Output the material beneath this task exactly, images excluded.

......

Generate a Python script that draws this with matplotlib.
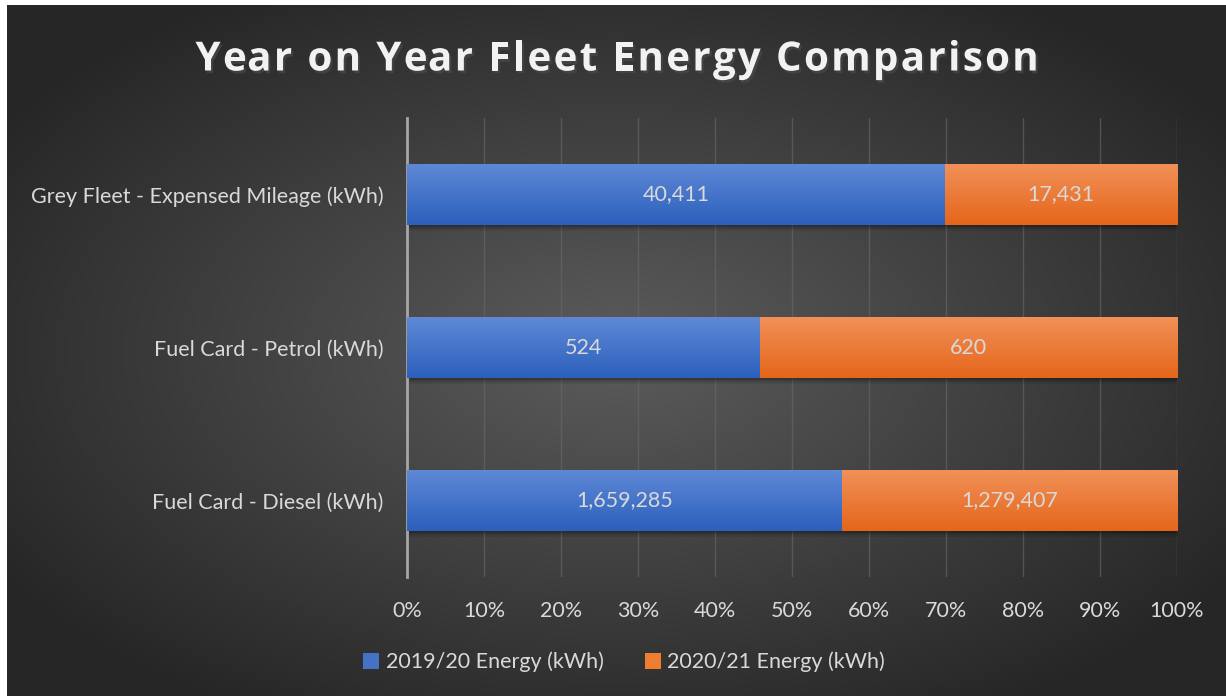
import numpy as np
import matplotlib.pyplot as plt
import matplotlib.patheffects as pe
from matplotlib.patches import Patch, Rectangle

# data
categories = ["Fuel Card - Diesel (kWh)", "Fuel Card - Petrol (kWh)",
              "Grey Fleet - Expensed Mileage (kWh)"]
energy_1920 = [1659285, 524, 40411]
energy_2021 = [1279407, 620, 17431]
series_names = ["2019/20 Energy (kWh)", "2020/21 Energy (kWh)"]
title = "Year on Year Fleet Energy Comparison"

plt.rcParams['font.family'] = ['Lato', 'DejaVu Sans']
txt_col = '#d9d9d9'
fs = 15.5

W, H = 1226, 696
fig = plt.figure(figsize=(W / 100, H / 100), dpi=100, facecolor='white')

# radial grey background (chart area starts a few px in from top/left)
bg = fig.add_axes([7 / W, 0, 1 - 7 / W, 1 - 5 / H], zorder=-5)
yy, xx = np.mgrid[0:1:400j, 0:1:700j]
r = np.sqrt(((xx - 0.5) / 0.75) ** 2 + ((yy - 0.5) / 0.75) ** 2)
shade = np.clip(0.36 - 0.26 * r, 0.15, 0.36)
bg.imshow(np.dstack([shade] * 3), extent=[0, 1, 0, 1], aspect='auto')
bg.set_axis_off()

ax = fig.add_axes([407 / W, 1 - 577 / H, 770 / W, 459 / H])
ax.patch.set_alpha(0)

tot = np.array(energy_1920) + np.array(energy_2021)
p1 = np.array(energy_1920) / tot
p2 = np.array(energy_2021) / tot
y = np.arange(len(categories))
bh = 0.405

grad_cols = [('#5f89d6', '#2c60bd'), ('#f19159', '#e5661a')]

def gradient_bars(bars, cols):
    c_top = np.array(plt.matplotlib.colors.to_rgb(cols[0]))
    c_bot = np.array(plt.matplotlib.colors.to_rgb(cols[1]))
    t = np.linspace(0, 1, 64)[:, None]
    img = (c_top * (1 - t) + c_bot * t)[:, None, :]
    for b in bars:
        x0, y0 = b.get_x(), b.get_y()
        w, h = b.get_width(), b.get_height()
        im = ax.imshow(img, extent=[x0, x0 + w, y0, y0 + h], aspect='auto',
                       origin='upper', zorder=3)
        im.set_clip_path(b)
        # soft shadow under the bar
        for k, a in enumerate([0.18, 0.12, 0.07]):
            ax.add_patch(Rectangle((x0 + 0.002, y0 - 0.012 * (k + 1)), w, h,
                                   color='black', alpha=a, lw=0, zorder=2))

b1 = ax.barh(y, p1, height=bh, color='none', zorder=3)
b2 = ax.barh(y, p2, left=p1, height=bh, color='none', zorder=3)
gradient_bars(b1, grad_cols[0])
gradient_bars(b2, grad_cols[1])

for i in range(len(categories)):
    ax.text(p1[i] / 2, y[i], f"{energy_1920[i]:,}", ha='center', va='center',
            color=txt_col, fontsize=fs, zorder=5)
    ax.text(p1[i] + p2[i] / 2, y[i], f"{energy_2021[i]:,}", ha='center',
            va='center', color=txt_col, fontsize=fs, zorder=5)

ax.set_xlim(0, 1)
ax.set_ylim(-0.5, len(categories) - 0.5)
ax.set_xticks(np.arange(0, 1.01, 0.1))
ax.set_xticklabels([f"{int(round(v * 100))}%" for v in np.arange(0, 1.01, 0.1)])
ax.set_yticks(y)
ax.set_yticklabels(categories)
ax.tick_params(colors=txt_col, labelsize=fs, length=0)
ax.tick_params(axis='x', pad=17)
ax.tick_params(axis='y', pad=17)
ax.grid(axis='x', color='#6a6a6a', lw=1.0, alpha=0.6, zorder=0)
ax.set_axisbelow(True)
for s in ['top', 'right', 'bottom']:
    ax.spines[s].set_visible(False)
ax.spines['left'].set_color('#a6a6a6')
ax.spines['left'].set_linewidth(2)

# title with extra letter spacing, placed char by char
tkw = dict(color='#f2f2f2', fontsize=29, fontweight='bold',
           family=['Open Sans', 'DejaVu Sans'], va='center', ha='left')
renderer = fig.canvas.get_renderer()
def text_w(s):
    if not s:
        return 0.0
    t = fig.text(0, 0, s, **tkw)
    w = t.get_window_extent(renderer).width
    t.remove()
    return w
track = 2.4
total = text_w(title) + track * (len(title) - 1)
x_start = 617 - total / 2
for i, ch in enumerate(title):
    if ch == ' ':
        continue
    xp = x_start + text_w(title[:i]) + track * i
    fig.text(xp / W, 1 - 60 / H, ch, **tkw,
             path_effects=[pe.SimplePatchShadow(offset=(1.5, -2), alpha=0.7),
                           pe.Normal()])

handles = [Patch(facecolor='#4472c4'), Patch(facecolor='#ed7d31')]
fig.legend(handles, series_names, loc='center', bbox_to_anchor=(624 / W, 1 - 662 / H),
           ncol=2, frameon=False, fontsize=fs, labelcolor=txt_col,
           handlelength=0.75, handleheight=0.75, handletextpad=0.3,
           columnspacing=1.9)

fig.savefig('out.png', dpi=100, facecolor='white')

......

▶ _FULL ANSWER_:
Generate a Python script that draws this with matplotlib.
import numpy as np
import matplotlib.pyplot as plt
import matplotlib.patheffects as pe
from matplotlib.patches import Patch, Rectangle

# data
categories = ["Fuel Card - Diesel (kWh)", "Fuel Card - Petrol (kWh)",
              "Grey Fleet - Expensed Mileage (kWh)"]
energy_1920 = [1659285, 524, 40411]
energy_2021 = [1279407, 620, 17431]
series_names = ["2019/20 Energy (kWh)", "2020/21 Energy (kWh)"]
title = "Year on Year Fleet Energy Comparison"

plt.rcParams['font.family'] = ['Lato', 'DejaVu Sans']
txt_col = '#d9d9d9'
fs = 15.5

W, H = 1226, 696
fig = plt.figure(figsize=(W / 100, H / 100), dpi=100, facecolor='white')

# radial grey background (chart area starts a few px in from top/left)
bg = fig.add_axes([7 / W, 0, 1 - 7 / W, 1 - 5 / H], zorder=-5)
yy, xx = np.mgrid[0:1:400j, 0:1:700j]
r = np.sqrt(((xx - 0.5) / 0.75) ** 2 + ((yy - 0.5) / 0.75) ** 2)
shade = np.clip(0.36 - 0.26 * r, 0.15, 0.36)
bg.imshow(np.dstack([shade] * 3), extent=[0, 1, 0, 1], aspect='auto')
bg.set_axis_off()

ax = fig.add_axes([407 / W, 1 - 577 / H, 770 / W, 459 / H])
ax.patch.set_alpha(0)

tot = np.array(energy_1920) + np.array(energy_2021)
p1 = np.array(energy_1920) / tot
p2 = np.array(energy_2021) / tot
y = np.arange(len(categories))
bh = 0.405

grad_cols = [('#5f89d6', '#2c60bd'), ('#f19159', '#e5661a')]

def gradient_bars(bars, cols):
    c_top = np.array(plt.matplotlib.colors.to_rgb(cols[0]))
    c_bot = np.array(plt.matplotlib.colors.to_rgb(cols[1]))
    t = np.linspace(0, 1, 64)[:, None]
    img = (c_top * (1 - t) + c_bot * t)[:, None, :]
    for b in bars:
        x0, y0 = b.get_x(), b.get_y()
        w, h = b.get_width(), b.get_height()
        im = ax.imshow(img, extent=[x0, x0 + w, y0, y0 + h], aspect='auto',
                       origin='upper', zorder=3)
        im.set_clip_path(b)
        # soft shadow under the bar
        for k, a in enumerate([0.18, 0.12, 0.07]):
            ax.add_patch(Rectangle((x0 + 0.002, y0 - 0.012 * (k + 1)), w, h,
                                   color='black', alpha=a, lw=0, zorder=2))

b1 = ax.barh(y, p1, height=bh, color='none', zorder=3)
b2 = ax.barh(y, p2, left=p1, height=bh, color='none', zorder=3)
gradient_bars(b1, grad_cols[0])
gradient_bars(b2, grad_cols[1])

for i in range(len(categories)):
    ax.text(p1[i] / 2, y[i], f"{energy_1920[i]:,}", ha='center', va='center',
            color=txt_col, fontsize=fs, zorder=5)
    ax.text(p1[i] + p2[i] / 2, y[i], f"{energy_2021[i]:,}", ha='center',
            va='center', color=txt_col, fontsize=fs, zorder=5)

ax.set_xlim(0, 1)
ax.set_ylim(-0.5, len(categories) - 0.5)
ax.set_xticks(np.arange(0, 1.01, 0.1))
ax.set_xticklabels([f"{int(round(v * 100))}%" for v in np.arange(0, 1.01, 0.1)])
ax.set_yticks(y)
ax.set_yticklabels(categories)
ax.tick_params(colors=txt_col, labelsize=fs, length=0)
ax.tick_params(axis='x', pad=17)
ax.tick_params(axis='y', pad=17)
ax.grid(axis='x', color='#6a6a6a', lw=1.0, alpha=0.6, zorder=0)
ax.set_axisbelow(True)
for s in ['top', 'right', 'bottom']:
    ax.spines[s].set_visible(False)
ax.spines['left'].set_color('#a6a6a6')
ax.spines['left'].set_linewidth(2)

# title with extra letter spacing, placed char by char
tkw = dict(color='#f2f2f2', fontsize=29, fontweight='bold',
           family=['Open Sans', 'DejaVu Sans'], va='center', ha='left')
renderer = fig.canvas.get_renderer()
def text_w(s):
    if not s:
        return 0.0
    t = fig.text(0, 0, s, **tkw)
    w = t.get_window_extent(renderer).width
    t.remove()
    return w
track = 2.4
total = text_w(title) + track * (len(title) - 1)
x_start = 617 - total / 2
for i, ch in enumerate(title):
    if ch == ' ':
        continue
    xp = x_start + text_w(title[:i]) + track * i
    fig.text(xp / W, 1 - 60 / H, ch, **tkw,
             path_effects=[pe.SimplePatchShadow(offset=(1.5, -2), alpha=0.7),
                           pe.Normal()])

handles = [Patch(facecolor='#4472c4'), Patch(facecolor='#ed7d31')]
fig.legend(handles, series_names, loc='center', bbox_to_anchor=(624 / W, 1 - 662 / H),
           ncol=2, frameon=False, fontsize=fs, labelcolor=txt_col,
           handlelength=0.75, handleheight=0.75, handletextpad=0.3,
           columnspacing=1.9)

fig.savefig('out.png', dpi=100, facecolor='white')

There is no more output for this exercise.